Starting with the first line of the data that follows, transcribe every line verbatim until the line containing "(6,6) rectangle (1192,628);" has been transcribed.

▶ **Supplied material**:

▬▬▬

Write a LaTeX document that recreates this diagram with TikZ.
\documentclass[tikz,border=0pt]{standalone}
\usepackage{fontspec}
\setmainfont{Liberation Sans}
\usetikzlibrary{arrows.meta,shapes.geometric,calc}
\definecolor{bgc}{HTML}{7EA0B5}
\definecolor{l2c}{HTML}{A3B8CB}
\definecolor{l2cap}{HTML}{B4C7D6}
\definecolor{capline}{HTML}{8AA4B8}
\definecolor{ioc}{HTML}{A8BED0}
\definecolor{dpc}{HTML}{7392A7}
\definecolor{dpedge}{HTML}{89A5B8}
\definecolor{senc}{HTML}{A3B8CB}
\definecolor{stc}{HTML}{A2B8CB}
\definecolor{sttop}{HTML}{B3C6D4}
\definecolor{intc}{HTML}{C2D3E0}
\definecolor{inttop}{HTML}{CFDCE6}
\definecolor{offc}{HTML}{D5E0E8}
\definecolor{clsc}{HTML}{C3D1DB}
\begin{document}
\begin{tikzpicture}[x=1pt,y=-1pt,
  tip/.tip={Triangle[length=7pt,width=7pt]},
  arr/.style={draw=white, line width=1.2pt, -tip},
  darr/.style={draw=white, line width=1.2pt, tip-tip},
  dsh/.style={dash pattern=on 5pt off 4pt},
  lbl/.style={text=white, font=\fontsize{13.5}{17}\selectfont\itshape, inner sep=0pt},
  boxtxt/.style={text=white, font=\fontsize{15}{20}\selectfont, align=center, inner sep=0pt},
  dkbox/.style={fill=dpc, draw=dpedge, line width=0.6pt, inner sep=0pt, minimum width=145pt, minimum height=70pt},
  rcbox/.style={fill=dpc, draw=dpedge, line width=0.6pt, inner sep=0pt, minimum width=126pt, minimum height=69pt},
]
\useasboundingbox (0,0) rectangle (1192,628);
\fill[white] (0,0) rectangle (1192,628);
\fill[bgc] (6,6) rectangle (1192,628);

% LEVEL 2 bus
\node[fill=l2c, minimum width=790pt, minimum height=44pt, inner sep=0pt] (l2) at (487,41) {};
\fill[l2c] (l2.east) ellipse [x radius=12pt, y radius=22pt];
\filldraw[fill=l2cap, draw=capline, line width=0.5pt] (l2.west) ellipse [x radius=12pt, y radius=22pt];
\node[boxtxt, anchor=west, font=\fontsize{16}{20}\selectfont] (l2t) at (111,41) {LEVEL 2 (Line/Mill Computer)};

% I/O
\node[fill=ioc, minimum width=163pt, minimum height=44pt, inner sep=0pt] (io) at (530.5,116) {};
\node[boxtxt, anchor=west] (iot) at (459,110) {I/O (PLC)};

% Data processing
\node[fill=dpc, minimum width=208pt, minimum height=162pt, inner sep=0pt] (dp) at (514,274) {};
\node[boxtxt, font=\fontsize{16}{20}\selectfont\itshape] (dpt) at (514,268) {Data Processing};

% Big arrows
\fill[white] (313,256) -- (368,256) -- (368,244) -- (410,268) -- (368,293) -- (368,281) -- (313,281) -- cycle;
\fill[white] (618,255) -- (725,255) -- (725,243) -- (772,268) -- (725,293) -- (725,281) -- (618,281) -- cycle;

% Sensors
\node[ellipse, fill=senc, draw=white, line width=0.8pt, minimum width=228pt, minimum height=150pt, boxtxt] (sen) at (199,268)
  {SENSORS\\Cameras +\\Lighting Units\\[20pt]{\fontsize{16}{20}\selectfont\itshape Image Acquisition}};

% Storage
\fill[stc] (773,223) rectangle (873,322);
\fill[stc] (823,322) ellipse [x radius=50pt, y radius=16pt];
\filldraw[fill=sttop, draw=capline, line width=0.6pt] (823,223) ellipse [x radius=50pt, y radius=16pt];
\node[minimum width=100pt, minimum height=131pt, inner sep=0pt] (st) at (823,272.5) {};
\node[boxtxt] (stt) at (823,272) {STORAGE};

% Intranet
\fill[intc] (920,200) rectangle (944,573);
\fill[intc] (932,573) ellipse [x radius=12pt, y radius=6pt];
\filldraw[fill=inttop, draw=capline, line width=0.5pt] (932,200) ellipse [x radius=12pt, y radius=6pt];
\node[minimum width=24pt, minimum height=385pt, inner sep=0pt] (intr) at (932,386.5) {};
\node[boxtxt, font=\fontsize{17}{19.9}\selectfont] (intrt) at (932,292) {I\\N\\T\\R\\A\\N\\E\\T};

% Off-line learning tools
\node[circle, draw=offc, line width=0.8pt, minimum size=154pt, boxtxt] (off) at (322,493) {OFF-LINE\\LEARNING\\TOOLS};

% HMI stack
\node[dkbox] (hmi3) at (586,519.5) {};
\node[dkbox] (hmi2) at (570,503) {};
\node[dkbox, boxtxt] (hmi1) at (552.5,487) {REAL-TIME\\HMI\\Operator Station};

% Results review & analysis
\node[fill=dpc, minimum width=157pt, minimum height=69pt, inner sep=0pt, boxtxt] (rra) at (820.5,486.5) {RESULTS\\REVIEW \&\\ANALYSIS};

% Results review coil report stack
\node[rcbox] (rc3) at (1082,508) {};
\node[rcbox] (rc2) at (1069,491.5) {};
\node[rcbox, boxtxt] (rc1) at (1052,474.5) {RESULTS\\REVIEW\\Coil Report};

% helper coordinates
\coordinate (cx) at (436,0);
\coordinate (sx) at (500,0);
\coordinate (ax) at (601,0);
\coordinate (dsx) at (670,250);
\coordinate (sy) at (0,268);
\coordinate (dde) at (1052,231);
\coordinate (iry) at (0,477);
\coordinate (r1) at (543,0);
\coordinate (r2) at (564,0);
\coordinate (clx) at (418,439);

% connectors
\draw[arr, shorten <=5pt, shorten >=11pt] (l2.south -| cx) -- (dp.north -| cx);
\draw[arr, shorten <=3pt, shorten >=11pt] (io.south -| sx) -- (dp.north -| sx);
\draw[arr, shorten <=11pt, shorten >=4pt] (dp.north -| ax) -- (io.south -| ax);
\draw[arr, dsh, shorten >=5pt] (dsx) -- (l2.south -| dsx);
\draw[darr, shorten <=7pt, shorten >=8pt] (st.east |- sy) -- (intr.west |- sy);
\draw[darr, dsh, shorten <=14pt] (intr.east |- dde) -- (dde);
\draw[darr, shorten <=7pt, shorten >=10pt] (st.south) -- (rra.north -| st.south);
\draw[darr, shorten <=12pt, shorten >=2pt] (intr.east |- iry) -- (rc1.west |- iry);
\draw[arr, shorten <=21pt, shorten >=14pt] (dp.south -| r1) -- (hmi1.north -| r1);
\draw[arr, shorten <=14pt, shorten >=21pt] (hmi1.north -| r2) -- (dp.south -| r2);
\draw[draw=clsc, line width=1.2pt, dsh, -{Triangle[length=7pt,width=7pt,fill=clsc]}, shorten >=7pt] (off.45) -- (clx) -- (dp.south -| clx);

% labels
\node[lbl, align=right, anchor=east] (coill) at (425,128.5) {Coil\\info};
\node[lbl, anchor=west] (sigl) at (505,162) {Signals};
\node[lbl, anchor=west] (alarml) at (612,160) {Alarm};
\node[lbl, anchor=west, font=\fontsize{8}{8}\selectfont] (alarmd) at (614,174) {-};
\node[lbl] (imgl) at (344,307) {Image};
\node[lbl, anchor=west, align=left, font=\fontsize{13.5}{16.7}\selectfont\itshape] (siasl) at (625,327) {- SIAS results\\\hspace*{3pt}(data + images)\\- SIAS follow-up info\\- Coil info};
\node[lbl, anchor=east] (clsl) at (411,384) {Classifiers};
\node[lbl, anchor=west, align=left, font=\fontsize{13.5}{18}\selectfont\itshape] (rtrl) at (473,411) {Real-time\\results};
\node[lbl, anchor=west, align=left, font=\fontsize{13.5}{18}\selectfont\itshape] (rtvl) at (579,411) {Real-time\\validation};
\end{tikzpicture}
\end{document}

▬▬▬

▶ **Result for this exercise**:
Write a LaTeX document that recreates this diagram with TikZ.
\documentclass[tikz,border=0pt]{standalone}
\usepackage{fontspec}
\setmainfont{Liberation Sans}
\usetikzlibrary{arrows.meta,shapes.geometric,calc}
\definecolor{bgc}{HTML}{7EA0B5}
\definecolor{l2c}{HTML}{A3B8CB}
\definecolor{l2cap}{HTML}{B4C7D6}
\definecolor{capline}{HTML}{8AA4B8}
\definecolor{ioc}{HTML}{A8BED0}
\definecolor{dpc}{HTML}{7392A7}
\definecolor{dpedge}{HTML}{89A5B8}
\definecolor{senc}{HTML}{A3B8CB}
\definecolor{stc}{HTML}{A2B8CB}
\definecolor{sttop}{HTML}{B3C6D4}
\definecolor{intc}{HTML}{C2D3E0}
\definecolor{inttop}{HTML}{CFDCE6}
\definecolor{offc}{HTML}{D5E0E8}
\definecolor{clsc}{HTML}{C3D1DB}
\begin{document}
\begin{tikzpicture}[x=1pt,y=-1pt,
  tip/.tip={Triangle[length=7pt,width=7pt]},
  arr/.style={draw=white, line width=1.2pt, -tip},
  darr/.style={draw=white, line width=1.2pt, tip-tip},
  dsh/.style={dash pattern=on 5pt off 4pt},
  lbl/.style={text=white, font=\fontsize{13.5}{17}\selectfont\itshape, inner sep=0pt},
  boxtxt/.style={text=white, font=\fontsize{15}{20}\selectfont, align=center, inner sep=0pt},
  dkbox/.style={fill=dpc, draw=dpedge, line width=0.6pt, inner sep=0pt, minimum width=145pt, minimum height=70pt},
  rcbox/.style={fill=dpc, draw=dpedge, line width=0.6pt, inner sep=0pt, minimum width=126pt, minimum height=69pt},
]
\useasboundingbox (0,0) rectangle (1192,628);
\fill[white] (0,0) rectangle (1192,628);
\fill[bgc] (6,6) rectangle (1192,628);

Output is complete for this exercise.